● WHAT THE TASK REQUIRES
Only lines holding the string "chart" are wanted; copy each one from the material.

● PROVIDED DATA

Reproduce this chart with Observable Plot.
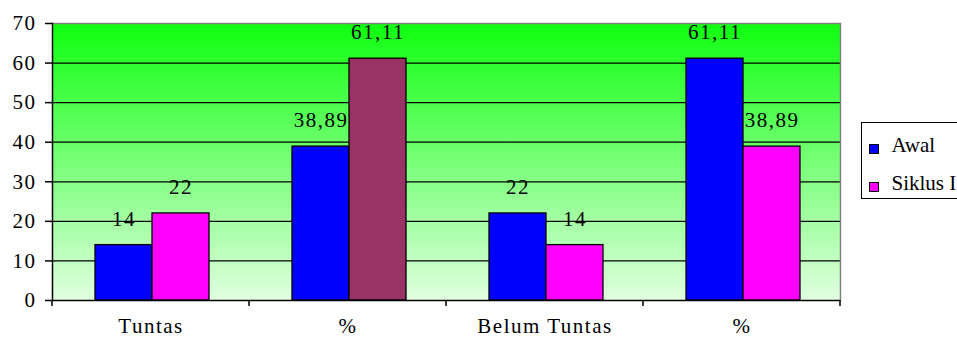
<!DOCTYPE html>
<html>
<head>
<meta charset="utf-8">
<script src="https://cdn.jsdelivr.net/npm/d3@7"></script>
<script src="https://cdn.jsdelivr.net/npm/@observablehq/plot@0.6"></script>
<style>
  body { margin: 0; background: #fff; }
  #wrap { position: relative; width: 957px; height: 337px; overflow: hidden; color: #000; }
  #wrap svg { position: absolute; left: 0; top: 0; }
  #wrap svg text { letter-spacing: 1.5px; }
  #legend { position: absolute; left: 861px; top: 122px; width: 110px; height: 77px;
            border: 1.5px solid #000; box-sizing: border-box; background: #fff; }
  #legend .sw { position: absolute; left: 6.5px; width: 10px; height: 10px;
                border: 1px solid #000; box-sizing: border-box; }
  #legend .lb { position: absolute; left: 29.5px; font-size: 21px; line-height: 20px; white-space: nowrap; }
</style>
</head>
<body>
<div id="wrap"></div>
<script>
// Categories along the x axis and the two series per category
const categories = ["Tuntas", "%", "Belum Tuntas", "%"];
const series = ["Awal", "Siklus I"];
const awal = [14, 38.89, 22, 61.11];
const siklusI = [22, 61.11, 14, 38.89];
const yTicks = [0, 10, 20, 30, 40, 50, 60, 70];

const seriesColors = ["#0000ff", "#ff00ff"];
const accentColor = "#993366";   // the Siklus I bar of the first "%" group
const accentGroup = 1;

const rows = categories.flatMap((c, i) => [
  {cat: i, series: series[0], value: awal[i]},
  {cat: i, series: series[1], value: siklusI[i]}
]);

const fillOf = d => (d.series === series[1] && d.cat === accentGroup)
  ? accentColor : seriesColors[series.indexOf(d.series)];
const fmt = v => String(v).replace(".", ",");
const catLabel = i => categories[i];

// pick the first Times-like face that is actually installed
function pickSerif(candidates) {
  const ctx = document.createElement("canvas").getContext("2d");
  const probe = "mmmmmmmmmmlliWWQ0123456789";
  const width = f => { ctx.font = "72px " + f; return ctx.measureText(probe).width; };
  const baseMono = width("monospace"), baseSans = width("sans-serif");
  for (const c of candidates) {
    if (width(`"${c}", monospace`) !== baseMono || width(`"${c}", sans-serif`) !== baseSans) return `"${c}"`;
  }
  return "serif";
}
const serif = pickSerif(["Liberation Serif", "Times New Roman", "Tinos", "Nimbus Roman", "FreeSerif",
                         "DejaVu Serif", "Noto Serif"]) + ", serif";
document.getElementById("wrap").style.fontFamily = serif;

const chart = Plot.plot({
  width: 957,
  height: 337,
  marginTop: 23,
  marginBottom: 37,
  marginLeft: 52,
  marginRight: 117,
  style: {fontFamily: serif, fontSize: "21px", color: "#000", background: "transparent"},
  fx: {domain: d3.range(categories.length), padding: 0, label: null},
  x: {domain: series, paddingInner: 0, paddingOuter: 0.728, align: 0.52, axis: null},
  y: {domain: [0, 70]},
  marks: [
    Plot.frame({fill: "url(#plot-bg)", stroke: null, facet: "super"}),
    Plot.ruleY(yTicks.slice(1, -1), {stroke: "#000", strokeWidth: 1.2}),
    Plot.ruleY([70], {stroke: "#808080", strokeWidth: 1.5}),
    Plot.frame({anchor: "right", stroke: "#808080", strokeWidth: 1.5, facet: "super"}),
    Plot.barY(rows, {fx: "cat", x: "series", y: "value", fill: fillOf, stroke: "#000", strokeWidth: 1.3}),
    Plot.text(rows, {fx: "cat", x: "series", y: "value", text: d => fmt(d.value), dy: -26,
                     fontSize: 21, fontFamily: serif, fill: "#000"}),
    Plot.frame({anchor: "left", stroke: "#000", strokeWidth: 1.5, facet: "super"}),
    Plot.ruleY([0], {stroke: "#000", strokeWidth: 1.5}),
    Plot.axisY({ticks: yTicks, tickSize: 7, tickPadding: 9, fontSize: 21, fontFamily: serif,
                stroke: "#000", strokeWidth: 1.5, label: null}),
    Plot.axisFx({anchor: "bottom", tickSize: 0, tickPadding: 18, fontSize: 21, fontFamily: serif,
                 tickFormat: catLabel, label: null})
  ]
});

// vertical gradient behind the plot area
const grad = d3.select(chart).insert("defs", ":first-child")
  .append("linearGradient")
  .attr("id", "plot-bg")
  .attr("x1", 0).attr("y1", 0).attr("x2", 0).attr("y2", 1);
grad.append("stop").attr("offset", 0).attr("stop-color", "#10ff10");
grad.append("stop").attr("offset", 1).attr("stop-color", "#e0ffe0");

// category separator ticks below the x axis
const fxScale = chart.scale("fx");
const yScale = chart.scale("y");
const edges = fxScale.domain.map(d => fxScale.apply(d));
edges.push(edges[edges.length - 1] + fxScale.bandwidth);
const y0 = yScale.apply(0);
d3.select(chart).append("g")
  .attr("stroke", "#000").attr("stroke-width", 1.5)
  .selectAll("line").data(edges).join("line")
  .attr("x1", d => d).attr("x2", d => d)
  .attr("y1", y0).attr("y2", y0 + 6);

const wrap = document.getElementById("wrap");
wrap.appendChild(chart);

// legend
const legend = d3.select(wrap).append("div").attr("id", "legend");
series.forEach((s, i) => {
  const top = 20.5 + i * 38;
  legend.append("div").attr("class", "sw")
    .style("top", top + "px").style("background", seriesColors[i]);
  legend.append("div").attr("class", "lb")
    .style("top", (top - 9) + "px").text(s);
});
</script>
</body>
</html>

● OUTPUT FOR THIS EXERCISE
Reproduce this chart with Observable Plot.
const chart = Plot.plot({
const grad = d3.select(chart).insert("defs", ":first-child")
const fxScale = chart.scale("fx");
const yScale = chart.scale("y");
d3.select(chart).append("g")
wrap.appendChild(chart);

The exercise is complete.